In this thesis, an approximation for the full (3+1)D dynamics of the Glasma is presented, which breaks boost-invariance on the level of the nuclear fields and leads to rapidity dependence in the final results. For this treatment, the Yang-Mills equations are linearized in covariant gauge, where lower-order, nonlinear contributions are neglected and the dynamics are captured by the (3+1)D dilute Glasma. The analytic solutions of the (3+1)D dilute Glasma are derived in both position and momentum space formulations, providing a comprehensive understanding of the involved (3+1)D dynamics. In position space, the field strength tensor results from the integration of free-streaming gluons that are produced in $2\rightarrow1$ scattering processes where the initial nuclear fields overlap. In momentum space, the event-averaged gluon number distribution for the (3+1)D dilute Glasma is derived in Coulomb gauge. A generalized, three-dimensional McLerran-Venugopalan nuclear model is developed for nuclei with realistic envelopes and intrinsic longitudinal correlations. Numerical results are presented for the rapidity structure of the energy-momentum tensor, the gluon number distribution, and the transverse energy of the (3+1)D dilute Glasma. In position space, the extended longitudinal collision geometry and finite longitudinal correlation length break boost-invariance. In momentum space, the results each follow universal parametrizations and are fixed by the values of two scaling parameters. Furthermore, the numerical results exhibit limiting fragmentation where the rapidity profiles approach a limiting distribution at large rapidities. This feature is also derived locally in position space for the analytic expressions of the field strength tensor and, in momentum space, for the transverse energy of the (3+1)D dilute Glasma.

Figures (43)

• Figure 1: The cylindrical geometry of HICs is described by a coordinate system where the $z$-axis is aligned with the beam axis. The $x$ and $y$-axes span the plane transverse to the beam with the azimuthal angle $\varphi \in [0, 2\pi)$. The polar angle $\theta \in [0,\pi]$ is measured from the $z$-axis and is closely related to the pseudo-rapidity $\eta=\mathop{\mathrm{artanh}}\nolimits(p^z/|\vec{p}|) \in (-\infty, \infty)$. The nucleus with label $\mathrm{A}$ moves in the negative $z$ direction, while the nucleus with label $\mathrm{B}$ moves in the positive $z$ direction.

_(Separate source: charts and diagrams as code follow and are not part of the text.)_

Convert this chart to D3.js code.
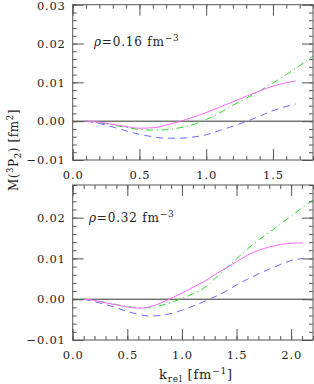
<!DOCTYPE html>
<html>
<head>
<meta charset="utf-8">
<script src="https://cdn.jsdelivr.net/npm/d3@7"></script>
<style>
  body { margin: 0; background: #fff; }
  svg text { font-family: "DejaVu Serif", serif; fill: #222; }
</style>
</head>
<body>
<div id="chart"></div>
<script>
// --- data ---
// top panel, rho = 0.16 fm^-3
const kTopShort = [0.1, 0.2, 0.3, 0.4, 0.5, 0.6, 0.7, 0.8, 0.9, 1.0, 1.1, 1.2, 1.3, 1.4, 1.5, 1.6, 1.67];
const topSolid  = [0, -0.0003, -0.0008, -0.0014, -0.0018, -0.0017, -0.0010, -0.0001, 0.0010, 0.0022, 0.0036, 0.0050, 0.0064, 0.0078, 0.0090, 0.0099, 0.0104];
const topDashed = [0, -0.0006, -0.0015, -0.0025, -0.0034, -0.0040, -0.0044, -0.0044, -0.0041, -0.0035, -0.0024, -0.0013, -0.0001, 0.0013, 0.0027, 0.0038, 0.0044];
const kTopLong  = [0.1, 0.2, 0.3, 0.4, 0.5, 0.6, 0.7, 0.8, 0.9, 1.0, 1.1, 1.2, 1.3, 1.4, 1.5, 1.6, 1.7, 1.8];
const topDashDot = [0, -0.0004, -0.0010, -0.0016, -0.0021, -0.0023, -0.0022, -0.0017, -0.0009, 0.0004, 0.0021, 0.0041, 0.0059, 0.0078, 0.0098, 0.0120, 0.0143, 0.0168];

// bottom panel, rho = 0.32 fm^-3
const kBotShort = [0.1, 0.2, 0.3, 0.4, 0.5, 0.6, 0.7, 0.8, 0.9, 1.0, 1.1, 1.2, 1.3, 1.4, 1.5, 1.6, 1.7, 1.8, 1.9, 2.0, 2.11];
const botSolid  = [0, -0.0003, -0.0009, -0.0014, -0.0019, -0.0022, -0.0019, -0.0010, 0.0002, 0.0015, 0.0029, 0.0043, 0.0060, 0.0076, 0.0092, 0.0108, 0.0120, 0.0128, 0.0134, 0.0137, 0.0138];
const botDashed = [0, -0.0006, -0.0013, -0.0021, -0.0030, -0.0037, -0.0041, -0.0040, -0.0035, -0.0027, -0.0017, -0.0006, 0.0006, 0.0019, 0.0035, 0.0049, 0.0062, 0.0074, 0.0085, 0.0095, 0.0100];
const kBotLong  = [0.1, 0.2, 0.3, 0.4, 0.5, 0.6, 0.7, 0.8, 0.9, 1.0, 1.1, 1.2, 1.3, 1.4, 1.5, 1.6, 1.7, 1.8, 1.9, 2.0, 2.1, 2.2];
const botDashDot = [0, -0.0003, -0.0008, -0.0013, -0.0018, -0.0021, -0.0021, -0.0016, -0.0008, 0.0002, 0.0013, 0.0027, 0.0050, 0.0075, 0.0099, 0.0123, 0.0145, 0.0164, 0.0184, 0.0204, 0.0224, 0.0243];

const topYTicks = [-0.01, 0.00, 0.01, 0.02, 0.03];
const botYTicks = [-0.01, 0.00, 0.01, 0.02];
const topXTicks = [0.0, 0.5, 1.0, 1.5];
const botXTicks = [0.0, 0.5, 1.0, 1.5, 2.0];

const W = 314, H = 384;
const left = 72.7, right = 313;

const svg = d3.select("#chart").append("svg")
  .attr("width", W).attr("height", H);

const clrSolid = "#ff66ff", clrDashed = "#6a6aff", clrDashDot = "#22e022";

function panel(cfg) {
  const x = d3.scaleLinear().domain(cfg.xDomain).range([left, right]);
  const y = d3.scaleLinear().domain(cfg.yDomain).range([cfg.bottom, cfg.top]);
  const g = svg.append("g");

  const clipId = "clip" + cfg.id;
  g.append("clipPath").attr("id", clipId).append("rect")
    .attr("x", left).attr("y", cfg.top)
    .attr("width", right - left).attr("height", cfg.bottom - cfg.top);

  // zero line
  g.append("line")
    .attr("x1", left).attr("x2", right)
    .attr("y1", y(0)).attr("y2", y(0))
    .attr("stroke", "#333").attr("stroke-width", 1);

  const line = d3.line().curve(d3.curveMonotoneX);
  const curves = [
    {k: cfg.kLong, v: cfg.dashDot, c: clrDashDot, dash: "7,3.5,1.2,3.5"},
    {k: cfg.kShort, v: cfg.dashed, c: clrDashed, dash: "7,5"},
    {k: cfg.kShort, v: cfg.solid, c: clrSolid, dash: null}
  ];
  curves.forEach(s => {
    g.append("path")
      .attr("clip-path", `url(#${clipId})`)
      .attr("d", line(s.k.map((k, i) => [x(k), y(s.v[i])])))
      .attr("fill", "none")
      .attr("stroke", s.c)
      .attr("stroke-width", 1)
      .attr("stroke-dasharray", s.dash);
  });

  // ticks on all four sides, pointing inward
  const minorX = d3.range(cfg.xDomain[0], cfg.xDomain[1] + 1e-9, 0.1);
  const minorY = d3.range(cfg.yDomain[0], cfg.yDomain[1] + 1e-9, 0.002);
  const majLen = 11, minLen = 4;
  const axes = [
    {ax: d3.axisBottom(x), tr: `translate(0,${cfg.bottom})`, major: cfg.xTicks, minor: minorX, labels: true, fmt: d3.format(".1f")},
    {ax: d3.axisTop(x), tr: `translate(0,${cfg.top})`, major: cfg.xTicks, minor: minorX, labels: false},
    {ax: d3.axisLeft(y), tr: `translate(${left},0)`, major: cfg.yTicks, minor: minorY, labels: true, fmt: d => d3.format(".2f")(d).replace("-", "\u2212")},
    {ax: d3.axisRight(y), tr: `translate(${right},0)`, major: cfg.yTicks, minor: minorY, labels: false}
  ];
  axes.forEach(a => {
    const gm = g.append("g").attr("transform", a.tr)
      .call(a.ax.tickValues(a.minor).tickSize(-minLen).tickFormat(""));
    gm.select(".domain").remove();
    gm.selectAll("line").attr("stroke", "#555");
    const gM = g.append("g").attr("transform", a.tr)
      .call(a.ax.tickValues(a.major).tickSize(-majLen)
        .tickFormat(a.labels ? a.fmt : ""));
    gM.select(".domain").remove();
    gM.selectAll("line").attr("stroke", "#555");
    gM.selectAll("text")
      .attr("font-size", 11.5)
      .attr("letter-spacing", 0.8)
      .attr("fill", "#222");
  });

  // frame
  g.append("rect")
    .attr("x", left).attr("y", cfg.top)
    .attr("width", right - left).attr("height", cfg.bottom - cfg.top)
    .attr("fill", "none").attr("stroke", "#555").attr("stroke-width", 1);

  // density label
  const lab = g.append("text")
    .attr("x", cfg.labelX).attr("y", cfg.labelY)
    .attr("font-size", 12).attr("letter-spacing", 0.8);
  lab.append("tspan").attr("font-style", "italic").text("\u03c1");
  lab.append("tspan").text("=" + cfg.rho + " fm");
  lab.append("tspan").attr("font-size", 9).attr("dy", -5).text("\u22123");

  return {x, y, g};
}

const p1 = panel({
  id: 1, top: 4.7, bottom: 160, xDomain: [0, 1.8], yDomain: [-0.01, 0.03],
  xTicks: topXTicks, yTicks: topYTicks,
  kShort: kTopShort, kLong: kTopLong, solid: topSolid, dashed: topDashed, dashDot: topDashDot,
  rho: "0.16", labelX: 94, labelY: 46
});
const p2 = panel({
  id: 2, top: 185, bottom: 340, xDomain: [0, 2.2], yDomain: [-0.01, 0.028],
  xTicks: botXTicks, yTicks: botYTicks,
  kShort: kBotShort, kLong: kBotLong, solid: botSolid, dashed: botDashed, dashDot: botDashDot,
  rho: "0.32", labelX: 89, labelY: 222
});

// labels sit outside the frame, ticks point inward
svg.selectAll(".tick text").each(function() {
  const t = d3.select(this);
  if (t.attr("dy") === "0.71em") t.attr("y", 11);
  else if (t.attr("dy") === "0.32em") t.attr("x", -7);
});
// keep the topmost label inside the page
svg.selectAll(".tick text").filter(function() { return this.textContent === "0.03"; })
  .attr("dy", "0.45em");

// x axis title
const xt = svg.append("text")
  .attr("x", 196).attr("y", 379)
  .attr("text-anchor", "middle").attr("font-size", 13).attr("letter-spacing", 0.8);
xt.append("tspan").text("k");
xt.append("tspan").attr("font-size", 9).attr("dy", 3).text("rel");
xt.append("tspan").attr("dy", -3).text(" [fm");
xt.append("tspan").attr("font-size", 9).attr("dy", -5).text("\u22121");
xt.append("tspan").attr("dy", 5).text("]");

// y axis title
const yt = svg.append("text")
  .attr("transform", "translate(18,150) rotate(-90)")
  .attr("text-anchor", "middle").attr("font-size", 12).attr("letter-spacing", 0.6);
yt.append("tspan").text("M(");
yt.append("tspan").attr("font-size", 8.5).attr("dy", -5).text("3");
yt.append("tspan").attr("dy", 5).text("P");
yt.append("tspan").attr("font-size", 8.5).attr("dy", 3).text("2");
yt.append("tspan").attr("dy", -3).text(") [fm");
yt.append("tspan").attr("font-size", 8.5).attr("dy", -5).text("2");
yt.append("tspan").attr("dy", 5).text("]");
</script>
</body>
</html>
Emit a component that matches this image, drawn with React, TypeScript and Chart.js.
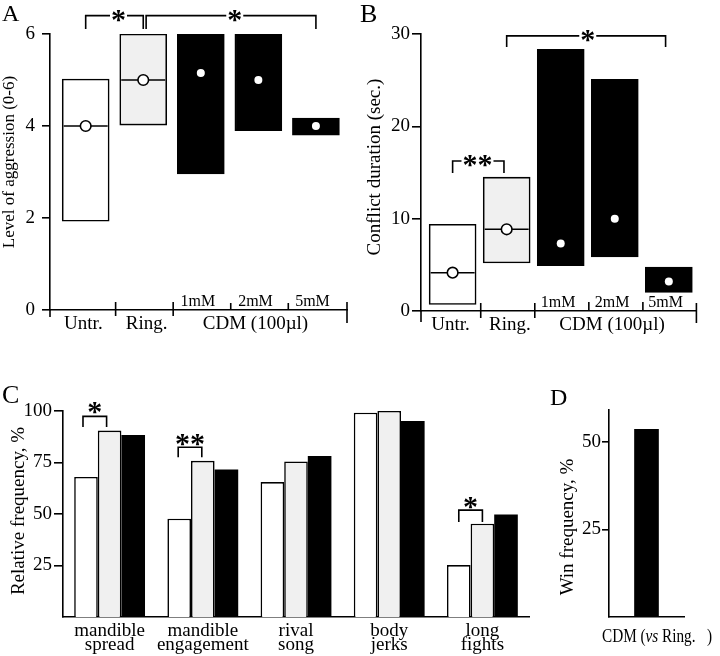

• Figure 2: The $t$-$z$ plane is additionally parametrized by light cone coordinates $x^\pm=(t\pm z)/\sqrt{2}$ (blue) and the curvilinear Milne coordinates (orange) with proper time $\tau^2=t^2-z^2$ and spacetime rapidity $\eta_s=\mathop{\mathrm{artanh}}\nolimits(z/t)$. Grey curves are lines of constant $\tau$.
• Figure 3: The collision of two nuclei, as described by the CGC, can be divided into two distinct regions along the thick black lines. In Region I, the covariant gauge, single-nucleus solutions are localized to the support given by the $x^\pm$-dependence of the charge distributions. All interactions occur in Region II, where one set of nonlinear YM equations has to be solved for both nuclei. Figure adapted from Ipp:2024ykh.
• Figure 4: The gauge field $A_\mathrm{(II)}$ in Region II develops as a result of the collision of two boost-invariant currents $\mathcal{J}_\mathrm{A}$ and $\mathcal{J}_\mathrm{B}$. Region I from \ref{['fig:two-ncl-collision-regions']} is split up into Regions 0, 1, and 2 with distinct solutions for $A_\mathrm{(I)}$ in light cone gauge. Each current fills the spacetime in its wake with the pure gauge fields $\alpha^\mathbf i_{\mathrm{A}/\mathrm{B}}$ in the transverse direction. Figure adapted from Leuthner:2025vsd.
• Figure 5: Illustration of the field configuration shortly after the collision of nucleus $\mathrm{A}$ and $\mathrm{B}$. Chromo-electric and chromo-magnetic fields point in orthogonal directions in the transverse plane and are distributed according to the color charge density of each nucleus. Between the infinitesimally thin sheets of CGC for each nucleus, longitudinal "flux-tubes" are formed, with a typical transverse size given by the inverse saturation scale $1/Q_s$.